When you begin to feel spirituality, it changes your scale
of desire. You may begin to see that some desires have become
more important and others have become less so. You begin to
weigh your life not according to what you see and know in this
world, what your physical body sees right now, but according to
a much broader scale. You begin to see what favors you and what
does not for generations to come. As a result, you change how
you assess your environment.
When you begin to realize that you are a part of a single soul
and that all of humanity are parts of that soul, too, you begin
to think that it may be in your interest to help them. In short,
Kabbalah reminds you to look at the big picture.
Ironically, however, the more you want spirituality, the more
you want mundane pleasures, too. A Kabbalist is not a person
without desires for food, sex, money, power, and knowledge. On
the contrary, a Kabbalist is one with stronger mundane desires
than most people experience, but also with a desire for spirituality
that is greater than all his or her mundane desires put together.

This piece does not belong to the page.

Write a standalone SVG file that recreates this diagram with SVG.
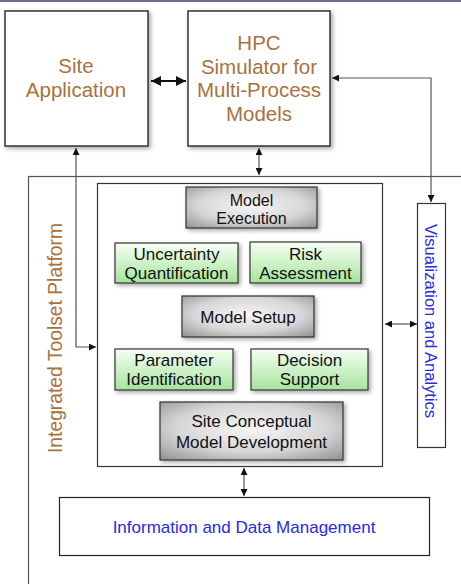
<svg xmlns="http://www.w3.org/2000/svg" width="461" height="584" viewBox="0 0 461 584">
<style>
.bg{fill:#fff}
.big{fill:#fff;stroke:#333;stroke-width:1.5}
.brown{font-family:"Liberation Sans",Arial,sans-serif;font-size:20.5px;fill:#a8723e;text-anchor:middle}
.blk{font-family:"Liberation Sans",Arial,sans-serif;font-size:17px;fill:#111;text-anchor:middle}
.blue{font-family:"Liberation Sans",Arial,sans-serif;font-size:16.5px;fill:#2a2ae0;text-anchor:middle}
.gray{fill:url(#gg);stroke:#333;stroke-width:1.2}
.green{fill:url(#gn);stroke:#333;stroke-width:1.2}
.con{fill:none;stroke:#555;stroke-width:1.2}
.thick{fill:none;stroke:#111;stroke-width:2}
</style>
<defs>
<radialGradient id="gg" cx="0.5" cy="0.45" r="0.75">
<stop offset="0" stop-color="#f6f6f6"/>
<stop offset="0.55" stop-color="#d6d6d6"/>
<stop offset="1" stop-color="#8e8e8e"/>
</radialGradient>
<linearGradient id="gn" x1="0" y1="0" x2="0" y2="1">
<stop offset="0" stop-color="#f6fff4"/>
<stop offset="1" stop-color="#a6e49c"/>
</linearGradient>
<filter id="sh" x="-10%" y="-10%" width="125%" height="125%">
<feDropShadow dx="2" dy="2" stdDeviation="2" flood-color="#000" flood-opacity="0.35"/>
</filter>
<marker id="ah" viewBox="0 0 8 8" refX="8" refY="4" markerWidth="7" markerHeight="7" markerUnits="userSpaceOnUse" orient="auto-start-reverse">
<path d="M0,0 L8,4 L0,8 z" fill="#111"/>
</marker>
<marker id="ahb" viewBox="0 0 8 8" refX="8" refY="4" markerWidth="10" markerHeight="10" markerUnits="userSpaceOnUse" orient="auto-start-reverse">
<path d="M0,0 L8,4 L0,8 z" fill="#111"/>
</marker>
</defs>
<rect class="bg" x="0" y="0" width="461" height="584"/>
<line x1="0" y1="1" x2="461" y2="1" stroke="#6e6e8e" stroke-width="2"/>

<g id="platform">
<rect x="28.5" y="176.5" width="450" height="420" fill="#fff" stroke="#555" stroke-width="1.2"/>
<text class="brown" transform="translate(62,338) rotate(-90)" style="font-size:19.3px">Integrated Toolset Platform</text>
</g>

<g id="site-application">
<rect class="big" x="5" y="11" width="143" height="135" filter="url(#sh)"/>
<text class="brown" x="76" y="73">Site</text>
<text class="brown" x="76" y="97">Application</text>
</g>

<g id="hpc-simulator">
<rect class="big" x="188" y="11" width="142" height="135" filter="url(#sh)"/>
<text class="brown" x="259" y="50">HPC</text>
<text class="brown" x="259" y="74">Simulator for</text>
<text class="brown" x="259" y="97">Multi-Process</text>
<text class="brown" x="259" y="121">Models</text>
</g>

<g id="toolset-core">
<rect x="97.5" y="183.5" width="285" height="283" fill="#fff" stroke="#333" stroke-width="1.2"/>
</g>

<g id="model-execution">
<rect class="gray" x="186" y="187" width="131" height="41" filter="url(#sh)"/>
<text class="blk" x="251.5" y="206" style="font-size:16px">Model</text>
<text class="blk" x="251.5" y="224" style="font-size:16px">Execution</text>
</g>

<g id="uncertainty-quantification">
<rect class="green" x="115" y="243" width="123" height="40" filter="url(#sh)"/>
<text class="blk" x="176.5" y="260">Uncertainty</text>
<text class="blk" x="176.5" y="279">Quantification</text>
</g>

<g id="risk-assessment">
<rect class="green" x="250" y="242" width="111" height="41" filter="url(#sh)"/>
<text class="blk" x="305.5" y="260">Risk</text>
<text class="blk" x="305.5" y="279">Assessment</text>
</g>

<g id="model-setup">
<rect class="gray" x="182" y="296" width="132" height="41" filter="url(#sh)"/>
<text class="blk" x="248" y="323">Model Setup</text>
</g>

<g id="parameter-identification">
<rect class="green" x="115" y="349" width="118" height="41" filter="url(#sh)"/>
<text class="blk" x="174" y="366">Parameter</text>
<text class="blk" x="174" y="385">Identification</text>
</g>

<g id="decision-support">
<rect class="green" x="251" y="349" width="117" height="41" filter="url(#sh)"/>
<text class="blk" x="309.5" y="366">Decision</text>
<text class="blk" x="309.5" y="385">Support</text>
</g>

<g id="site-conceptual-model">
<rect class="gray" x="160" y="402" width="183" height="58" filter="url(#sh)"/>
<text class="blk" x="251.5" y="427">Site Conceptual</text>
<text class="blk" x="251.5" y="448">Model Development</text>
</g>

<g id="visualization-analytics">
<rect x="417.5" y="203.5" width="28" height="244" fill="#fff" stroke="#333" stroke-width="1.2"/>
<text class="blue" transform="translate(425,321) rotate(90)">Visualization and Analytics</text>
</g>

<g id="information-data-management">
<rect x="59.5" y="497.5" width="370" height="58" fill="#fff" stroke="#222" stroke-width="1.2"/>
<text class="blue" x="244" y="533" style="font-size:17px">Information and Data Management</text>
</g>

<g id="connectors">
<line class="thick" x1="151" y1="81" x2="186" y2="81" marker-start="url(#ahb)" marker-end="url(#ahb)"/>
<path class="con" d="M332,78 H431 V202" marker-start="url(#ah)" marker-end="url(#ah)"/>
<line class="con" x1="259" y1="148" x2="259" y2="175" marker-start="url(#ah)" marker-end="url(#ah)"/>
<path class="con" d="M76,148 V347 H96" marker-start="url(#ah)" marker-end="url(#ah)"/>
<line class="con" x1="385" y1="324" x2="417" y2="324" marker-start="url(#ah)" marker-end="url(#ah)"/>
<line class="con" x1="244" y1="468" x2="244" y2="496" marker-start="url(#ah)" marker-end="url(#ah)"/>
</g>
</svg>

This process of intensifying is designed to make you develop
such a strong desire for spirituality that you will be willing to do
anything to attain it, including conceding all desires that are not
for spirituality. But to give up those desires, you must experience
them. This is why Kabbalists explain that the higher your spiritual
degree, the greater your mundane desires, too. Kabbalists progress
by experiencing the greatest worldly pleasures, and then being
given the awareness that there is something that’s even better
and greater than all those pleasures combined.
In spirituality, just as in our world, your desires change as you
grow. The earlier objects of your desire seem like toys compared
to the things you seek now. That search finally leads to the
absolute good—direct contact with the Creator, achieved through
equivalence of form with Him, through being like Him.